Quote from the first line below through the line that contains "40.5, 43.5, 45.2];", both included, and leave the pictures out.
* Start *
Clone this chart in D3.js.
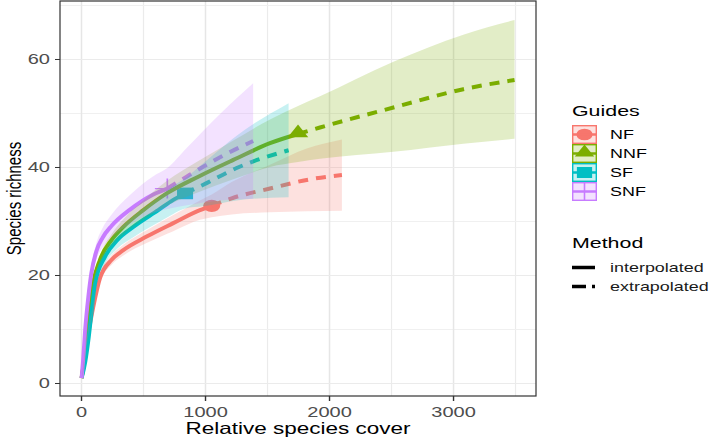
<!DOCTYPE html>
<html><head><meta charset="utf-8">
<script src="https://cdn.jsdelivr.net/npm/d3@7"></script>
<style>
body{margin:0;background:#fff}
svg{display:block}
text{font-family:"Liberation Sans",Arial,Helvetica,sans-serif}
</style>
</head><body>
<svg id="chart" width="709" height="438"></svg>
<script>
// ---------- data ----------
const groups  = ["NF", "NNF", "SF", "SNF"];
const colors  = ["#F8766D", "#7CAE00", "#00BFC4", "#C77CFF"];
const methods = ["interpolated", "extrapolated"];
const xTicks  = [0, 1000, 2000, 3000];
const yTicks  = [0, 20, 40, 60];
const xTitle  = "Relative species cover";
const yTitle  = "Species richness";
const legendTitles = ["Guides", "Method"];

// index of the observed (reference) sample in each series
const refIndex = [11, 13, 10, 10];

const nfCover = [1, 20, 40, 60, 95, 149, 243, 337, 525, 740, 955, 1050, 1211, 1520, 1816, 2100];
const nfRich  = [1, 4, 7.5, 10, 14.2, 19.5, 22.9, 24.7, 27.2, 29.7, 32.1, 32.9, 34.3, 36.1, 37.7, 38.6];
const nfLower = [1, 3.6, 7.0, 9.4, 13.5, 18.7, 22.0, 23.7, 26.0, 28.2, 30.3, 30.8, 31.3, 31.7, 31.9, 32.0];
const nfUpper = [1, 4.4, 8.0, 10.6, 14.9, 20.3, 23.8, 25.7, 28.4, 31.2, 33.9, 35.0, 37.3, 40.5, 43.5, 45.2];

const nnfCover = [1, 20, 36, 60, 93, 149, 243, 337, 498, 687, 942, 1224, 1520, 1746, 1923, 2515, 3079, 3492];
const nnfRich  = [1, 4, 8, 13, 18.5, 22.9, 26.6, 29, 32.1, 35.2, 38.3, 41.4, 44.5, 46.2, 47.4, 51.1, 54.5, 56.2];
const nnfLower = [1, 3.6, 7.5, 12.3, 17.7, 22.0, 25.5, 27.6, 30.3, 32.9, 35.4, 37.8, 40.1, 41.0, 41.6, 42.9, 44.4, 45.3];
const nnfUpper = [1, 4.4, 8.5, 13.7, 19.3, 23.8, 27.7, 30.4, 33.9, 37.5, 41.2, 45.0, 48.9, 51.4, 53.2, 59.6, 64.6, 67.3];

const sfCover = [1, 30, 55, 75, 109, 190, 290, 418, 619, 740, 835, 982, 1251, 1670];
const sfRich  = [1, 4, 8, 12, 18.5, 23.5, 26.6, 29, 32.1, 34, 35.2, 36.8, 39.9, 43.2];
const sfLower = [1, 3.6, 7.4, 11.2, 17.5, 22.2, 25.0, 27.1, 29.8, 31.4, 32.4, 32.8, 33.9, 34.5];
const sfUpper = [1, 4.4, 8.6, 12.8, 19.5, 24.8, 28.2, 30.9, 34.4, 36.6, 38.0, 40.8, 45.9, 51.9];

const snfCover = [1, 12, 30, 55, 80, 120, 170, 243, 391, 579, 692, 848, 1117, 1384];
const snfRich  = [1, 4, 10, 16, 20.5, 24.5, 27, 29.2, 32.2, 35, 36.1, 38.3, 41.9, 44.9];
const snfLower = [1, 3.6, 9.3, 15, 19.3, 23, 25.2, 27.1, 29.5, 31.6, 32.3, 33, 33.9, 34.2];
const snfUpper = [1, 4.4, 10.7, 17, 21.7, 26, 28.8, 31.3, 34.9, 38.4, 39.9, 43.6, 49.9, 55.6];

const coverArr = [nfCover, nnfCover, sfCover, snfCover];
const richArr  = [nfRich, nnfRich, sfRich, snfRich];
const lowerArr = [nfLower, nnfLower, sfLower, snfLower];
const upperArr = [nfUpper, nnfUpper, sfUpper, snfUpper];

// ---------- layout ----------
const SX = 1.38; // horizontal stretch of the reference image
const P = {left: 60, right: 536, top: 1, bottom: 396};
const svg = d3.select("#chart");

const x = d3.scaleLinear().domain([-173.4, 3665]).range([P.left, P.right]);
const y = d3.scaleLinear().domain([-2.315, 70.83]).range([P.bottom, P.top]);

function stretchedText(g, tx, ty, str, opts) {
  const t = g.append("text")
    .attr("transform", `translate(${tx},${ty}) scale(${SX},1)` + (opts.rotate ? ` rotate(${opts.rotate})` : ""))
    .attr("text-anchor", opts.anchor || "start")
    .attr("font-size", opts.size)
    .attr("fill", opts.fill || "#000")
    .text(str);
  return t;
}

// background panel
svg.append("rect").attr("x", P.left).attr("y", P.top)
  .attr("width", P.right - P.left).attr("height", P.bottom - P.top).attr("fill", "#fff");

// grid
const grid = svg.append("g");
const xMinor = [500, 1500, 2500, 3500];
const yMinor = [10, 30, 50, 70];
grid.selectAll(".xm").data(xMinor).join("line")
  .attr("x1", d => x(d)).attr("x2", d => x(d)).attr("y1", P.top).attr("y2", P.bottom)
  .attr("stroke", "#ebebeb").attr("stroke-width", 1.2);
grid.selectAll(".ym").data(yMinor).join("line")
  .attr("y1", d => y(d)).attr("y2", d => y(d)).attr("x1", P.left).attr("x2", P.right)
  .attr("stroke", "#f0f0f0").attr("stroke-width", 1);
grid.selectAll(".xM").data(xTicks).join("line")
  .attr("x1", d => x(d)).attr("x2", d => x(d)).attr("y1", P.top).attr("y2", P.bottom)
  .attr("stroke", "#e6e6e6").attr("stroke-width", 1.5);
grid.selectAll(".yM").data(yTicks).join("line")
  .attr("y1", d => y(d)).attr("y2", d => y(d)).attr("x1", P.left).attr("x2", P.right)
  .attr("stroke", "#ebebeb").attr("stroke-width", 1.1);

// series data objects
const series = groups.map((g, i) => {
  const pts = coverArr[i].map((c, j) => ({x: c, y: richArr[i][j], lo: lowerArr[i][j], hi: upperArr[i][j]}));
  return {name: g, color: colors[i], pts, ref: refIndex[i]};
});

const line = d3.line().x(d => x(d.x)).y(d => y(d.y)).curve(d3.curveMonotoneX);
const area = d3.area().x(d => x(d.x)).y0(d => y(d.lo)).y1(d => y(d.hi)).curve(d3.curveMonotoneX);

const plot = svg.append("g");

// marker drawing
function drawMarker(g, i, cx, cy, scale) {
  const s = scale || 1;
  const col = colors[i];
  const mg = g.append("g").attr("transform", `translate(${cx},${cy}) scale(${SX * s},${s})`);
  if (i === 0) {
    mg.append("path").attr("d", d3.symbol(d3.symbolCircle, 120)()).attr("fill", col);
  } else if (i === 1) {
    mg.append("path").attr("d", d3.symbol(d3.symbolTriangle, 95)()).attr("fill", col)
      .attr("transform", "translate(0,-1)");
  } else if (i === 2) {
    mg.append("path").attr("d", d3.symbol(d3.symbolSquare, 135)()).attr("fill", col);
  } else {
    mg.append("path").attr("d", "M-9,0H9M0,-10V10").attr("stroke", col)
      .attr("stroke-width", 1.2).attr("fill", "none");
  }
}

// points first (ggiNEXT order), then lines, then ribbons
series.forEach((s, i) => {
  const r = s.pts[s.ref];
  drawMarker(plot, i, x(r.x), y(r.y), 1);
});
series.forEach((s, i) => {
  plot.append("path").datum(s.pts.slice(0, s.ref + 1)).attr("d", line)
    .attr("fill", "none").attr("stroke", s.color).attr("stroke-width", 4)
    .attr("stroke-linejoin", "round");
  plot.append("path").datum(s.pts.slice(s.ref)).attr("d", line)
    .attr("fill", "none").attr("stroke", s.color).attr("stroke-width", 4)
    .attr("stroke-dasharray", "10,8");
});
series.forEach((s, i) => {
  plot.append("path").datum(s.pts).attr("d", area)
    .attr("fill", s.color).attr("fill-opacity", 0.22).attr("stroke", "none");
});

// panel border
svg.append("rect").attr("x", P.left).attr("y", P.top)
  .attr("width", P.right - P.left).attr("height", P.bottom - P.top)
  .attr("fill", "none").attr("stroke", "#333").attr("stroke-width", 1.2);

// axes ticks and labels
const axes = svg.append("g");
axes.selectAll(".xt").data(xTicks).join("line")
  .attr("x1", d => x(d)).attr("x2", d => x(d)).attr("y1", P.bottom).attr("y2", P.bottom + 5)
  .attr("stroke", "#333").attr("stroke-width", 1.4);
axes.selectAll(".yt").data(yTicks).join("line")
  .attr("y1", d => y(d)).attr("y2", d => y(d)).attr("x1", P.left - 5).attr("x2", P.left)
  .attr("stroke", "#333").attr("stroke-width", 1);
xTicks.forEach(d => stretchedText(axes, x(d), 417, d3.format("d")(d), {anchor: "middle", size: 14.5, fill: "#4d4d4d"}));
yTicks.forEach(d => stretchedText(axes, 50, y(d) + 5, d3.format("d")(d), {anchor: "end", size: 14.5, fill: "#4d4d4d"}));

stretchedText(axes, (P.left + P.right) / 2, 434, xTitle, {anchor: "middle", size: 16.3});
stretchedText(axes, 21, (P.top + P.bottom) / 2, yTitle, {anchor: "middle", size: 15, rotate: -90});

// legend: Guides
const leg = svg.append("g");
const LX = 572, KW = 25, KH = 19, KY = 125;
stretchedText(leg, LX, 116, legendTitles[0], {size: 15.5});
groups.forEach((g, i) => {
  const ky = KY + i * KH;
  leg.append("rect").attr("x", LX).attr("y", ky).attr("width", KW).attr("height", KH)
    .attr("fill", "#fff");
  drawMarker(leg, i, LX + KW / 2, ky + KH / 2, 0.95);
  leg.append("line").attr("x1", LX).attr("x2", LX + KW).attr("y1", ky + KH / 2).attr("y2", ky + KH / 2)
    .attr("stroke", colors[i]).attr("stroke-width", 2.5);
  leg.append("rect").attr("x", LX + 0.7).attr("y", ky + 0.7).attr("width", KW - 1.4).attr("height", KH - 1.4)
    .attr("fill", colors[i]).attr("fill-opacity", 0.22)
    .attr("stroke", colors[i]).attr("stroke-width", 1.4);
  stretchedText(leg, 610, ky + KH / 2 + 4.6, g, {size: 13});
});

// legend: Method
stretchedText(leg, LX, 248, legendTitles[1], {size: 15.5});
methods.forEach((m, i) => {
  const ly = 267.5 + i * 19;
  leg.append("line").attr("x1", LX).attr("x2", LX + 23).attr("y1", ly).attr("y2", ly)
    .attr("stroke", "#000").attr("stroke-width", 3.5)
    .attr("stroke-dasharray", i === 0 ? null : "14,6");
  stretchedText(leg, 610, ly + 4.8, m, {size: 13, fill: "#1a1a1a"});
});
</script>
</body></html>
* End *
→ **Output of the task**:
Clone this chart in D3.js.
<!DOCTYPE html>
<html><head><meta charset="utf-8">
<script src="https://cdn.jsdelivr.net/npm/d3@7"></script>
<style>
body{margin:0;background:#fff}
svg{display:block}
text{font-family:"Liberation Sans",Arial,Helvetica,sans-serif}
</style>
</head><body>
<svg id="chart" width="709" height="438"></svg>
<script>
// ---------- data ----------
const groups  = ["NF", "NNF", "SF", "SNF"];
const colors  = ["#F8766D", "#7CAE00", "#00BFC4", "#C77CFF"];
const methods = ["interpolated", "extrapolated"];
const xTicks  = [0, 1000, 2000, 3000];
const yTicks  = [0, 20, 40, 60];
const xTitle  = "Relative species cover";
const yTitle  = "Species richness";
const legendTitles = ["Guides", "Method"];

// index of the observed (reference) sample in each series
const refIndex = [11, 13, 10, 10];

const nfCover = [1, 20, 40, 60, 95, 149, 243, 337, 525, 740, 955, 1050, 1211, 1520, 1816, 2100];
const nfRich  = [1, 4, 7.5, 10, 14.2, 19.5, 22.9, 24.7, 27.2, 29.7, 32.1, 32.9, 34.3, 36.1, 37.7, 38.6];
const nfLower = [1, 3.6, 7.0, 9.4, 13.5, 18.7, 22.0, 23.7, 26.0, 28.2, 30.3, 30.8, 31.3, 31.7, 31.9, 32.0];
const nfUpper = [1, 4.4, 8.0, 10.6, 14.9, 20.3, 23.8, 25.7, 28.4, 31.2, 33.9, 35.0, 37.3, 40.5, 43.5, 45.2];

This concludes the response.